■ **GIVEN INFORMATION**
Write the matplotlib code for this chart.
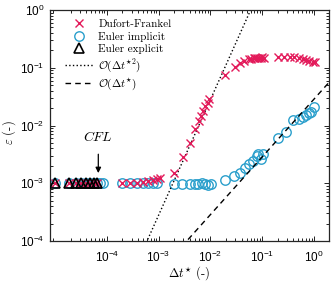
import numpy as np
import matplotlib
matplotlib.use("Agg")
import matplotlib.pyplot as plt
from matplotlib.ticker import LogLocator, NullFormatter

plt.rcParams['font.family'] = ['Liberation Sans', 'DejaVu Sans']
plt.rcParams['mathtext.fontset'] = 'cm'

# ---------------- data ----------------
ee_dt = [1.0e-5, 1.86e-5, 2.54e-5, 3.17e-5, 3.96e-5, 4.73e-5, 5.66e-5, 6.46e-5]
ee_eps = [1.0e-3] * 8

df_dt = [1.0e-5, 1.86e-5, 2.54e-5, 3.17e-5, 3.96e-5, 4.73e-5, 5.66e-5, 6.46e-5,
         1.94e-4, 2.81e-4, 3.83e-4, 5.0e-4, 6.24e-4, 7.8e-4, 9.3e-4, 1.06e-3,
         2.01e-3, 2.92e-3, 4.04e-3, 5.12e-3, 6.11e-3, 6.6e-3, 7.3e-3, 7.99e-3,
         8.87e-3, 9.53e-3, 1.94e-2, 3.03e-2, 3.73e-2, 4.51e-2, 5.63e-2,
         6.2e-2, 6.8e-2, 7.4e-2, 8.0e-2, 8.6e-2, 9.3e-2, 1.0e-1, 1.1e-1,
         0.199, 0.267, 0.344, 0.417, 0.52, 0.605, 0.701, 0.812, 0.944, 1.045]
df_eps = [1.0e-3] * 8 + \
         [1.0e-3, 1.0e-3, 1.0e-3, 1.05e-3, 1.1e-3, 1.15e-3, 1.2e-3, 1.25e-3,
          1.49e-3, 2.88e-3, 5.04e-3, 8.8e-3, 1.2e-2, 1.45e-2, 1.8e-2, 2.15e-2,
          2.5e-2, 2.9e-2, 7.49e-2, 0.104, 0.119, 0.131, 0.140,
          0.142, 0.145, 0.147, 0.148, 0.150, 0.150, 0.151, 0.150,
          0.152, 0.152, 0.155, 0.152, 0.146, 0.140, 0.136, 0.133, 0.127, 0.126]

ei_dt = [1.0e-5, 1.86e-5, 2.54e-5, 3.17e-5, 3.96e-5, 4.73e-5, 5.66e-5, 6.46e-5,
         7.5e-5, 8.6e-5, 1.94e-4, 2.81e-4, 3.83e-4, 5.0e-4, 6.24e-4, 7.8e-4, 9.3e-4,
         2.01e-3, 2.86e-3, 3.95e-3, 4.96e-3, 5.8e-3, 6.9e-3, 8.0e-3, 8.8e-3, 1.03e-2,
         1.94e-2, 2.89e-2, 3.73e-2, 4.72e-2, 5.64e-2, 6.73e-2, 7.83e-2, 8.18e-2,
         0.102, 9.49e-2, 0.199, 0.288, 0.398, 0.52, 0.605, 0.70, 0.79, 0.875, 1.01]
ei_eps = [1.0e-3] * 17 + \
         [0.98e-3, 0.98e-3, 0.98e-3, 0.97e-3, 0.98e-3, 1.03e-3, 0.98e-3, 0.92e-3, 0.96e-3,
          1.12e-3, 1.34e-3, 1.52e-3, 1.82e-3, 2.13e-3, 2.43e-3, 2.96e-3, 3.25e-3,
          3.17e-3, 2.6e-3, 6.0e-3, 7.8e-3, 1.25e-2, 1.28e-2, 1.42e-2, 1.52e-2,
          1.63e-2, 1.73e-2, 2.07e-2]

ref_dt = [1e-6, 1e1]
order2_coef = 280.0
order1_coef = 0.0286

labels = ['Dufort-Frankel', 'Euler implicit', 'Euler explicit',
          r'$\mathcal{O}(\Delta t^{\star 2})$', r'$\mathcal{O}(\Delta t^{\star})$']

red = '#E31A5A'
blue = '#2A9FCC'

fig = plt.figure(figsize=(3.32, 2.82), dpi=100)
ax = fig.add_axes([50/332, 41/282, 279/332, 231/282])

h1, = ax.plot(df_dt, df_eps, 'x', color=red, ms=5.5, mew=1.0, zorder=3, label=labels[0])
h2, = ax.plot(ei_dt, ei_eps, 'o', mfc='none', mec=blue, ms=6.8, mew=1.0, zorder=2, label=labels[1])
h3, = ax.plot(ee_dt, ee_eps, '^', mfc='none', mec='k', ms=6.5, mew=1.2, zorder=4, label=labels[2])
rd = np.array(ref_dt)
h4, = ax.plot(rd, order2_coef * rd**2, ':', color='k', lw=1.0, label=labels[3])
h5, = ax.plot(rd, order1_coef * rd, '--', color='k', lw=1.0, dashes=(4, 3), label=labels[4])

ax.set_xscale('log')
ax.set_yscale('log')
ax.set_xlim(8e-6, 1.95)
ax.set_ylim(1e-4, 1)

ax.xaxis.set_minor_locator(LogLocator(base=10, subs=np.arange(2, 10), numticks=20))
ax.yaxis.set_minor_locator(LogLocator(base=10, subs=np.arange(2, 10), numticks=20))
ax.xaxis.set_minor_formatter(NullFormatter())
ax.yaxis.set_minor_formatter(NullFormatter())
ax.set_xticks([1e-4, 1e-3, 1e-2, 1e-1, 1e0])
ax.set_yticks([1e-4, 1e-3, 1e-2, 1e-1, 1e0])

ax.tick_params(which='both', direction='in', top=True, right=True, labelsize=8.5, width=0.6)
ax.tick_params(axis='x', which='major', pad=6)
ax.tick_params(axis='y', which='major', pad=4)
ax.tick_params(which='major', length=3.5)
ax.tick_params(which='minor', length=2)
for s in ax.spines.values():
    s.set_linewidth(0.9)
    s.set_color('#262626')

ax.set_xlabel(r'$\Delta t^{\star}$ (-)', family='cmr10', fontsize=9, labelpad=0)
ax.set_ylabel(r'$\varepsilon$ (-)', family='cmr10', fontsize=9)
ax.yaxis.set_label_coords(-0.115, 0.47)

ax.annotate(r'$CFL$', xy=(6.85e-5, 1.5e-3), xytext=(6.85e-5, 6.2e-3),
            ha='center', va='center', fontsize=10,
            arrowprops=dict(arrowstyle='-|>', color='k', lw=0.9, shrinkA=5, shrinkB=0,
                            mutation_scale=8))

ax.legend(handles=[h1, h2, h3, h4, h5], loc='upper left', bbox_to_anchor=(0.03, 0.99),
          frameon=False, prop={'family': 'cmr10', 'size': 8}, handlelength=2.6,
          handletextpad=0.4, labelspacing=0.25, borderaxespad=0.2)

fig.savefig('out.png', dpi=100)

■ **DIRECTIONS FOR THIS TASK**
Lines containing the word "matplotlib" must all be returned from the material above.

■ **FINAL RESULT**
Write the matplotlib code for this chart.
import matplotlib
matplotlib.use("Agg")
import matplotlib.pyplot as plt
from matplotlib.ticker import LogLocator, NullFormatter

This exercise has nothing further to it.